Now in the last few weeks, AEMO have also written to the Queensland Government and said exactly the same thing; that their target of 50 per cent, the Labor Party’s target of 50 per cent renewables, potentially will make Queensland’s electricity system more vulnerable. And you’ve got to remember, in north Queensland we’re at the end of the line, like South Australia is at the other end of the National Electricity Market, and like South Australia have limited options to import power to North Queensland. So we want to maintain our stability and reliability, we need base load power and I think the Labor Party should reflect on their 50 per cent target given what’s happened in South Australia.

 

MEECHAM PHILPOTT:

Just on the power station, a coal-fired power station, modern built one that you’re proposing, I’m assuming that would have to be somewhere in ABC Tropical North’s area for the simple reason that you’ve got to put it close to the coal, you know, to cut down on costs and so forth.

 

MINISTER CANAVAN:

Well that’s often the case. So Wayne Swan commissioned a study in 2013, a GHD engineering study, a very detailed study of more than 800 pages long, and it showed that a mine mouth ultra-supercritical coal-fired power station in Galilee Basin would make sense. So effectively it’s something like the Adani coal mine or other coal mines in the Galilee being proposed.

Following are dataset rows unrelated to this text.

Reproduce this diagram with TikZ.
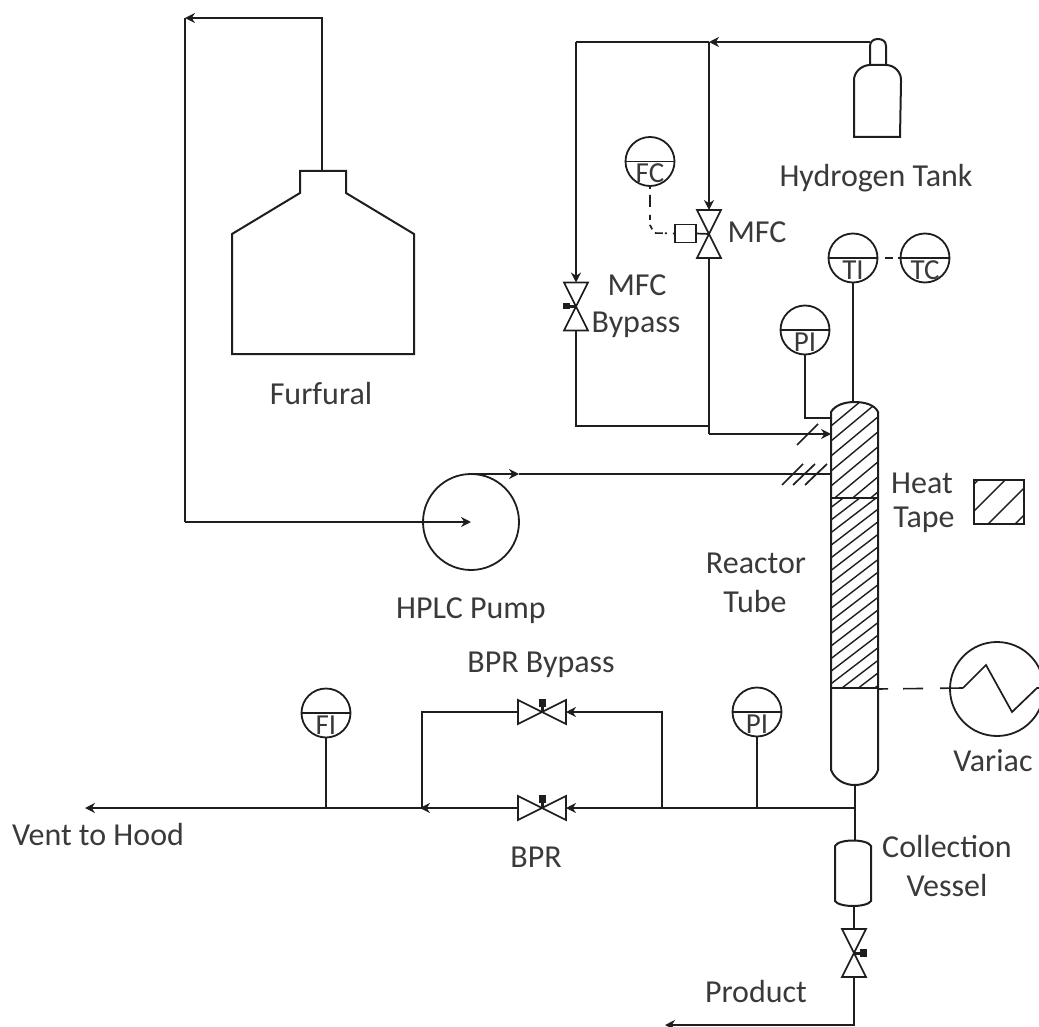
\documentclass[tikz,border=0pt]{standalone}
\usepackage{fontspec}
\setmainfont{Carlito}
\usetikzlibrary{arrows.meta}
\definecolor{lbl}{HTML}{3A3A3A}
\definecolor{ink}{HTML}{1E1E1E}
\tikzset{
  pipe/.style={draw=ink,line width=2pt,line join=miter},
  thin pipe/.style={draw=ink,line width=1.7pt},
  hatchline/.style={draw=ink,line width=1.4pt},
  dashline/.style={draw=ink,line width=1.6pt},
  tip/.style={-{Stealth[length=10pt,width=10pt]}},
  lab/.style={text=lbl,font=\fontsize{32}{36}\selectfont,inner sep=0pt},
  instlab/.style={text=lbl,font=\fontsize{29}{32}\selectfont,inner sep=0pt},
  inst/.style={circle,draw=ink,line width=1.8pt,minimum size=49pt,inner sep=0pt},
  hole/.style={inner sep=0pt,outer sep=0pt},
}
\newcommand{\myinst}[4]{%
  \node[inst] (#1) at (#2,#3) {};
  \draw[thin pipe] (#1.west) -- (#1.east);
  \node[instlab,anchor=center] (#1t) at (#2,#3+12) {#4};
}
\newcommand{\myvv}[3]{% vertical flow bowtie
  \node[hole,minimum width=24pt,minimum height=48pt] (#1) at (#2,#3) {};
  \draw[thin pipe,line join=miter] (#1.north west) -- (#1.north east) -- (#1.south west) -- (#1.south east) -- cycle;
}
\newcommand{\myhv}[3]{% horizontal flow bowtie with top actuator
  \node[hole,minimum width=48pt,minimum height=24pt] (#1) at (#2,#3) {};
  \draw[thin pipe,line join=miter] (#1.north west) -- (#1.south east) -- (#1.north east) -- (#1.south west) -- cycle;
  \fill[ink] (#2-3.5,#3-13) rectangle (#2+3.5,#3-5);
  \fill[ink] (#2-1.5,#3-6) rectangle (#2+1.5,#3);
}
\begin{document}
\begin{tikzpicture}[x=1pt,y=-1pt]
\useasboundingbox (0,0) rectangle (1039,1027);
\clip (0,0) rectangle (1039,1027);

% ---------- furfural
\node[hole,minimum width=182pt,minimum height=183pt] (furf) at (323,262.5) {};
\draw[pipe] (232,234) -- (300,193) -- (300,171) -- (346,171) -- (346,193) -- (414,234) -- (414,354) -- (232,354) -- cycle;
\node[circle,draw=ink,line width=1.8pt,minimum size=96pt,inner sep=0pt] (pump) at (471,522) {};
\coordinate (pumpc) at (471,522);
\coordinate (fl) at (185,522);
\coordinate (fu) at (185,18);
\coordinate (fr) at (322,18);
\draw[pipe,tip] (furf.north -| fr) -- (fr) -- (fu);
\draw[pipe] (fu) -- (fl);
\draw[pipe,tip] (fl) -- (pumpc);

% ---------- reactor
\node[hole,minimum width=47pt,minimum height=383pt] (reactor) at (854.5,593.5) {};
\begin{scope}
\clip (831,412) .. controls (835,405) and (845,402) .. (854.5,402) .. controls (865,402) and (875,405) .. (878,412) -- (878,498) -- (831,498) -- cycle;
\foreach \k in {0,...,9}
  \draw[hatchline] (825,{416+15*\k}) -- ++(60,-50);
\end{scope}
\begin{scope}
\clip (831,498) rectangle (878,688);
\foreach \k in {0,...,20}
  \draw[hatchline] (825,{512+12.6*\k}) -- ++(60,-46);
\end{scope}
\draw[pipe] (831,412) .. controls (835,405) and (845,402) .. (854.5,402) .. controls (865,402) and (875,405) .. (878,412) -- (878,770) .. controls (875,780) and (865,785) .. (854.5,785) .. controls (845,785) and (835,780) .. (831,770) -- cycle;
\draw[pipe] (831,498) -- (878,498);
\draw[pipe] (831,688) -- (878,688);

% ---------- heat tape legend
\node[hole,minimum width=50pt,minimum height=44pt] (tape) at (999,502) {};
\begin{scope}
\clip (974,480) rectangle (1024,524);
\foreach \k in {0,...,3}
  \draw[hatchline] (970,{488+27*\k}) -- ++(60,-60);
\end{scope}
\draw[pipe] (974,480) rectangle (1024,524);

% ---------- hydrogen tank
\node[hole,minimum width=46pt,minimum height=98pt] (tank) at (877,88) {};
\draw[pipe] (870,65) -- (870,46) .. controls (870,41) and (874,39) .. (878,39) .. controls (882,39) and (886,41) .. (886,46) -- (886,65);
\draw[pipe] (854,137) -- (854,82) .. controls (853,72) and (862,65) .. (870,65) -- (886,65) .. controls (894,65) and (902,72) .. (901,82) -- (900,137) -- cycle;

% ---------- hydrogen lines
\myvv{mfc}{709}{234}
\myvv{mfcb}{576}{306.5}
\coordinate (topj) at (709,42);
\coordinate (topl) at (576,42);
\coordinate (midj) at (709,426);
\coordinate (midl) at (576,426);
\coordinate (lowj) at (709,434);
\draw[pipe,tip] (870,42) -- (topj);
\draw[pipe] (topj) -- (topl);
\draw[pipe,tip] (topj) -- (mfc.north);
\draw[pipe,tip] (topl) -- (mfcb.north);
\draw[pipe] (mfcb.south) -- (midl) -- (midj);
\draw[pipe] (mfc.south) -- (lowj);
\draw[pipe,tip] (lowj) -- (reactor.west |- lowj);
\draw[thin pipe] (797,445) -- (818,424);
% mfc actuator
\node[hole,draw=ink,line width=1.7pt,minimum width=21pt,minimum height=18pt] (mfcact) at (685.5,233.5) {};
\draw[thin pipe] (mfcact.east) -- (mfc.center);
% mfc bypass actuator
\fill[ink] (563,303) rectangle (570,309);
\fill[ink] (569,305) rectangle (576,308);

% ---------- instruments
\myinst{fc}{650}{161.5}{FC}
\myinst{ti}{853}{258}{TI}
\myinst{tc}{925}{258}{TC}
\myinst{pia}{805}{330}{PI}
\myinst{pib}{757}{712}{PI}
\myinst{fi}{326}{713}{FI}
\draw[dashline,dash pattern=on 2pt off 6pt on 12pt off 8pt on 5pt off 5pt on 5pt off 5pt on 8pt off 2pt] (fc.south) -- (650,225) -- (654,233) -- (mfcact.west);
\draw[dashline,dash pattern=on 0pt off 7pt on 8pt off 5pt on 8pt off 30pt] (ti.east) -- (tc.west);
\draw[pipe] (ti.south) -- (ti.south |- reactor.north);
\coordinate (piaj) at (805,418);
\draw[pipe] (pia.south) -- (piaj) -- (reactor.west |- piaj);

% ---------- pump line
\coordinate (pumpt) at (471,474);
\coordinate (pumpa) at (519,474);
\draw[pipe,tip] (pumpt) -- (pumpa);
\draw[pipe] (pumpa) -- (reactor.west |- pumpa);
\draw[thin pipe] (782,485) -- (803,464);
\draw[thin pipe] (793,485) -- (815,464);
\draw[thin pipe] (805,485) -- (827,464);

% ---------- variac
\node[circle,draw=ink,line width=1.8pt,minimum size=94pt,inner sep=0pt] (variac) at (997,689) {};
\draw[thin pipe] (963,688) -- (986,665) -- (1012,712) -- (1037,688) -- (1045,688);
\draw[dashline,dash pattern=on 10pt off 15pt on 20pt off 17pt on 30pt] (reactor.east |- variac.west) -- (963,688);

% ---------- bottom line
\coordinate (botj) at (855,808);
\coordinate (byr) at (662,808);
\coordinate (byl) at (422,808);
\coordinate (byrt) at (662,712);
\coordinate (bylt) at (422,712);
\coordinate (vent) at (85,808);
\myhv{bpr}{542}{808}
\myhv{bprb}{542}{712}
\draw[pipe] (reactor.south -| botj) -- (botj);
\draw[pipe,tip] (botj) -- (bpr.east);
\draw[pipe,tip] (byr) -- (byrt) -- (bprb.east);
\draw[pipe] (bprb.west) -- (bylt) -- (byl);
\draw[pipe] (bpr.west) -- (byl);
\draw[pipe,tip] (427,808) -- (420,808);
\draw[pipe,tip] (byl) -- (vent);
\draw[pipe] (pib.south) -- (pib.south |- botj);
\draw[pipe] (fi.south) -- (fi.south |- botj);

% ---------- collection vessel
\node[hole,minimum width=36pt,minimum height=66pt] (coll) at (853,873) {};
\draw[pipe] (835,846) .. controls (837,842) and (846,840.5) .. (853,840.5) .. controls (860,840.5) and (869,842) .. (871,846) -- (871,901) .. controls (869,904.5) and (860,906) .. (853,906) .. controls (846,906) and (837,904.5) .. (835,901) -- cycle;
\draw[pipe] (botj) -- (botj |- coll.north);
\myvv{prodv}{854}{953}
\fill[ink] (860,949) rectangle (867,957);
\fill[ink] (854,951.5) rectangle (861,954.5);
\coordinate (prodc) at (854,1025);
\coordinate (prode) at (665,1025);
\draw[pipe] (coll.south -| prodv) -- (prodv.north);
\draw[pipe,tip] (prodv.south) -- (prodc) -- (prode);

% ---------- labels
\node[lab] (l1) at (876,178) {Hydrogen Tank};
\node[lab] (l2) at (321,394) {Furfural};
\node[lab] (l3) at (757,232) {MFC};
\node[lab] (l4) at (637,285) {MFC};
\node[lab] (l5) at (636,325) {Bypass};
\node[lab] (l6) at (922,483) {Heat};
\node[lab] (l7) at (924,520) {Tape};
\node[lab] (l8) at (756,563) {Reactor};
\node[lab] (l9) at (755,602) {Tube};
\node[lab] (l10) at (471,611) {HPLC Pump};
\node[lab] (l11) at (541,665) {BPR Bypass};
\node[lab] (l12) at (536,857) {BPR};
\node[lab] (l13) at (98,835) {Vent to Hood};
\node[lab] (l14) at (993,761) {Variac};
\node[lab] (l15) at (947,847) {Collection};
\node[lab] (l16) at (947,886) {Vessel};
\node[lab] (l17) at (756,991) {Product};
\end{tikzpicture}
\end{document}
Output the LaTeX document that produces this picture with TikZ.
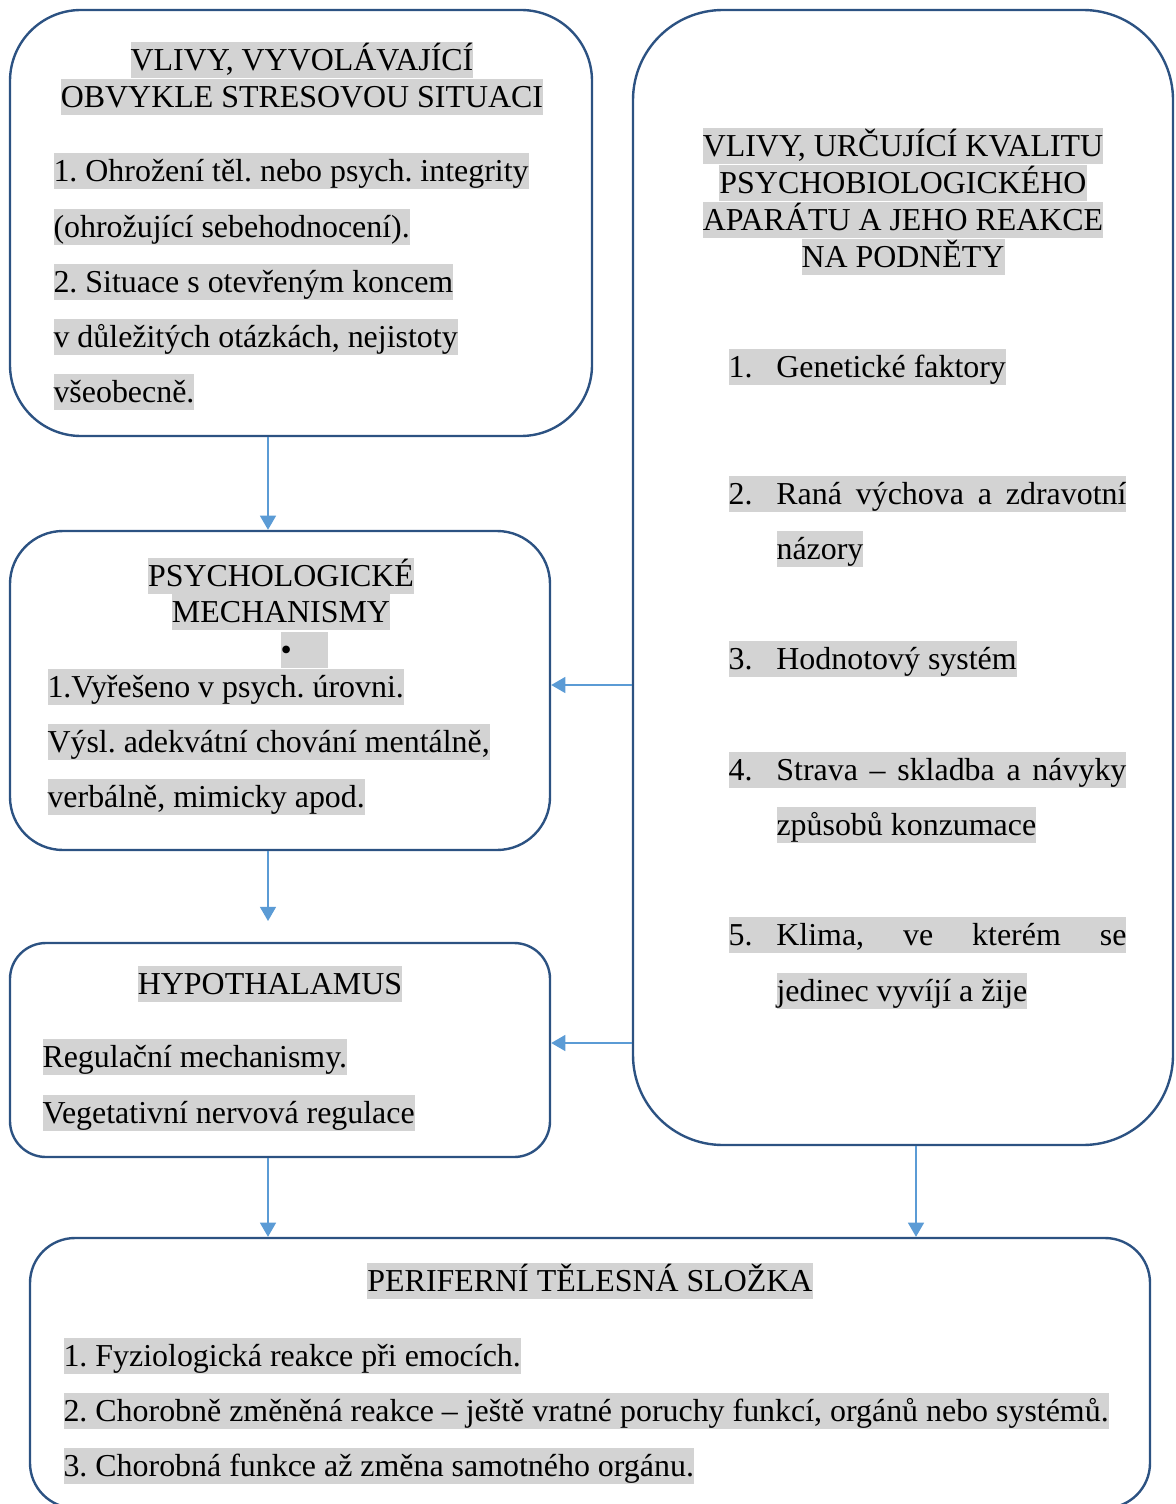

A power station there would make a lot of sense, it would make money and help north Queensland businesses get their power costs down. It would require upgrades to transmission lines to do that. That would also then have the added benefit of helping bring renewables technologies as well on board, that report found, because it would open up a corridor there sort of from Hughenden through to Townsville that has a lot of wind and solar potential.

 

MEECHAM PHILPOTT:

Senator Matt Canavan, the Minister for Resources and Northern Australia. I spoke to him a little bit earlier this morning, talking about the idea of coal-fired power stations, one in the north to help with electricity. Don’t think that story’s going to go away.